Input: n = 2, goal = 3, k = 0 Output: 6 Explanation: There are 6 possible playlists: [1, 1, 2], [1, 2, 1], [2, 1, 1], [2, 2, 1], [2, 1, 2], and [1, 2, 2].

Example 3:

Input: n = 2, goal = 3, k = 1 Output: 2 Explanation: There are 2 possible playlists: [1, 2, 1] and [2, 1, 2].

Constraints

• 0 <= k < n <= goal <= 100

Approach

The problem can be approached using dynamic programming.

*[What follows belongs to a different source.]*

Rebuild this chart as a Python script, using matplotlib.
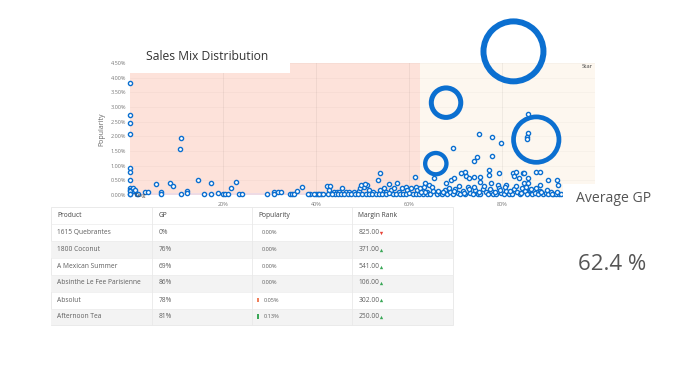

We define dp[i][j] as the number of playlists of length i that contain exactly j different songs.

State Transition:

• If we add a new song to the playlist, it must be one of the n - j songs that have not been used in the playlist yet.
• If we reuse an old song, it must be one of the j - k songs that are allowed to be reused.

Initialization:

• dp[0][0] = 1 as there's exactly one way to create an empty playlist.

Final Result:

• The result is stored in dp[goal][n].

Solution in Python

class Solution:
    def numMusicPlaylists(self, n: int, goal: int, k: int) -> int:
        MOD = 10**9 + 7
        dp = [[0] * (n + 1) for _ in range(goal + 1)]
        dp[0][0] = 1

        for i in range(1, goal + 1):
            for j in range(1, n + 1):
                dp[i][j] = dp[i - 1][j - 1] * (n - j + 1) % MOD
                if j > k:
                    dp[i][j] += dp[i - 1][j] * (j - k) % MOD
                dp[i][j] %= MOD

        return dp[goal][n]

Solution in Java

class Solution {
    public int numMusicPlaylists(int n, int goal, int k) {
        int MOD = 1_000_000_007;
        long[][] dp = new long[goal + 1][n + 1];
        dp[0][0] = 1;

        for (int i = 1; i <= goal; i++) {
            for (int j = 1; j <= n; j++) {
                dp[i][j] = dp[i - 1][j - 1] * (n - j + 1) % MOD;
                if (j > k) {
                    dp[i][j] += dp[i - 1][j] * (j - k) % MOD;
                }
                dp[i][j] %= MOD;
            }
        }

        return (int) dp[goal][n];
    }
}

Solution in C++

class Solution {
public:
    int numMusicPlaylists(int n, int goal, int k) {
        const int MOD = 1000000007;
        vector<vector<long>> dp(goal + 1, vector<long>(n + 1, 0));
        dp[0][0] = 1;

        for (int i = 1; i <= goal; i++) {
            for (int j = 1; j <= n; j++) {
                dp[i][j] = dp[i - 1][j - 1] * (n - j + 1) % MOD;
                if (j > k) {
                    dp[i][j] = (dp[i][j] + dp[i - 1][j] * (j - k)) % MOD;
                }
            }
        }

        return dp[goal][n];
    }
};

Solution in C

int numMusicPlaylists(int n, int goal, int k) {
    const int MOD = 1000000007;
    long dp[101][101] = {0};
    dp[0][0] = 1;

    for (int i = 1; i <= goal; i++) {
        for (int j = 1; j <= n; j++) {
            dp[i][j] = dp[i - 1][j - 1] * (n - j + 1) % MOD;
            if (j > k) {
                dp[i][j] = (dp[i][j] + dp[i - 1][j] * (j - k)) % MOD;
            }
        }
    }

    return dp[goal][n];
}

Solution in JavaScript

var numMusicPlaylists = function(n, goal, k) {
    const MOD = 1000000007;
    const dp = Array.from({ length: goal + 1 }, () => Array(n + 1).fill(0));
    dp[0][0] = 1;

    for (let i = 1; i <= goal; i++) {
        for (let j = 1; j <= n; j++) {
            dp[i][j] = dp[i - 1][j - 1] * (n - j + 1) % MOD;
            if (j > k) {
                dp[i][j] = (dp[i][j] + dp[i - 1][j] * (j - k)) % MOD;
            }
        }
    }

    return dp[goal][n];
};

Step-by-Step Algorithm

1. Initialize:

   • Define a 2D array dp where dp[i][j] represents the number of playlists of length i with exactly j different songs.
   • Initialize dp[0][0] = 1.

2. State Transition:

   • For each playlist length i from 1 to goal:
     • For each number of unique songs j from 1 to n:
       • If adding a new song: Update dp[i][j] with dp[i-1][j-1] * (n - j + 1) % MOD.
       • If reusing an old song: Update dp[i][j] with dp[i-1][j] * (j - k) % MOD.

3. Compute Final Result:

   • Return the value dp[goal][n].

Conclusion

The dynamic programming approach efficiently calculates the number of valid playlists by building up from smaller subproblems. This approach ensures that all constraints are respected and provides a result in a feasible time complexity for the given constraints.